Правители всяк на свой лад мучили людей, животных, прелюбодействовали, занимались блудом и убивали, убивали, убивали… Кровь людская, что водица, заливала Европу…
Немногим большим целомудрием и милосердием отличались и другие века, та же Древняя Греция и тем более Рим.
Эти строки отнюдь не в оправдание Ивана Грозного! Просто надо понимать, что он был как все, как бы это ужасно ни выглядело.
В царских покоях снова гомон, непотребные крики, срамные песни, звон чаш… Весело царю Ивану Васильевичу. Такого не могло быть при прежней царице Анастасии, столько мерзости Москва раньше не видывала.

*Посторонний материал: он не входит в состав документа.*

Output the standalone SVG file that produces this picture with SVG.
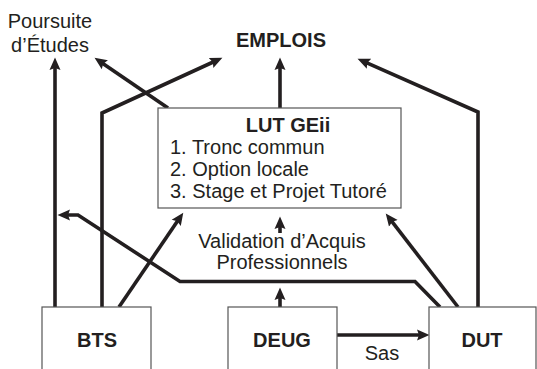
<svg xmlns="http://www.w3.org/2000/svg" width="537" height="369" viewBox="0 0 537 369">
<defs>
<style>
.t{font-family:"Liberation Sans",Arial,Helvetica,sans-serif;font-size:20px;fill:#231f20}
.b{font-weight:bold}
.box{fill:#fff;stroke:#555;stroke-width:1.2}
.c{fill:none;stroke:#231f20;stroke-width:3.6;stroke-linejoin:miter}
</style>
<marker id="ah" markerUnits="userSpaceOnUse" markerWidth="13" markerHeight="12" viewBox="0 0 13 12" refX="6" refY="6" orient="auto">
<path d="M0,0.5 L12.5,6 L0,11.5 L2,6 z" fill="#231f20"/>
</marker>
</defs>
<rect width="537" height="369" fill="#fff"/>
<g id="connectors">
<path class="c" d="M55,307 L55,64" marker-end="url(#ah)"/>
<path class="c" d="M102,307 L102,113 L216.5,60.5" marker-end="url(#ah)"/>
<path class="c" d="M168,108 L99.9,61.4" marker-end="url(#ah)"/>
<path class="c" d="M280,108 L280,64" marker-end="url(#ah)"/>
<path class="c" d="M478,307 L478,112 L363.5,61.4" marker-end="url(#ah)"/>
<path class="c" d="M119,307 L179.6,218" marker-end="url(#ah)"/>
<path class="c" d="M440,307 L415,281.5 L180,281.5 L78,215 L64,215" marker-end="url(#ah)"/>
<path class="c" d="M458,307 L389.7,218.7" marker-end="url(#ah)"/>
<path class="c" d="M280,233 L280,223" marker-end="url(#ah)"/>
<path class="c" d="M280,307 L280,294" marker-end="url(#ah)"/>
<path class="c" d="M337,335 L423,335" marker-end="url(#ah)"/>
</g>
<g id="poursuite">
<text class="t" x="50" y="28" text-anchor="middle">Poursuite</text>
<text class="t" x="50" y="52" text-anchor="middle">d’Études</text>
</g>
<g id="emplois">
<text class="t b" x="281" y="47" text-anchor="middle">EMPLOIS</text>
</g>
<g id="lut">
<rect class="box" x="158" y="108" width="243" height="100"/>
<text class="t b" x="288" y="132" text-anchor="middle">LUT GEii</text>
<text class="t" x="170" y="154">1. Tronc commun</text>
<text class="t" x="170" y="176">2. Option locale</text>
<text class="t" x="170" y="198">3. Stage et Projet Tutoré</text>
</g>
<g id="vap">
<text class="t" x="282" y="248" text-anchor="middle">Validation d’Acquis</text>
<text class="t" x="282" y="269" text-anchor="middle">Professionnels</text>
</g>
<g id="bts">
<rect class="box" x="42" y="307" width="109" height="70"/>
<text class="t b" x="97" y="347" text-anchor="middle">BTS</text>
</g>
<g id="deug">
<rect class="box" x="228" y="307" width="109" height="70"/>
<text class="t b" x="282" y="347" text-anchor="middle">DEUG</text>
</g>
<g id="dut">
<rect class="box" x="429" y="307" width="107" height="70"/>
<text class="t b" x="482" y="347" text-anchor="middle">DUT</text>
</g>
<g id="sas">
<text class="t" x="382" y="360" text-anchor="middle">Sas</text>
</g>
</svg>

Иван с усмешкой оглядел пирующих. Большинство были изрядно пьяны, кто-то орал, требуя еще вина, кто-то уже требовал девок… Левкий орал не меньше других, то и дело проливая на святительские одежды вино и капая жиром от еды. Вдруг взгляд царя остановился на Иване Мякинине. Он не был ни особо родовит, ни примечателен чем-либо другим, так, из обычных собутыльников. Иван жестом подозвал к себе холопа, что-то сказал на ухо. Тот, постаравшись скрыть изумление, кивнул головой и исчез.
Немного погодя, когда холоп вернулся, царь вдруг призвал к вниманию. Вмиг замолкли все. Пирующие хорошо усвоили, что, как бы ни было шумно, голос Ивана Васильевича должно быть слышно всегда!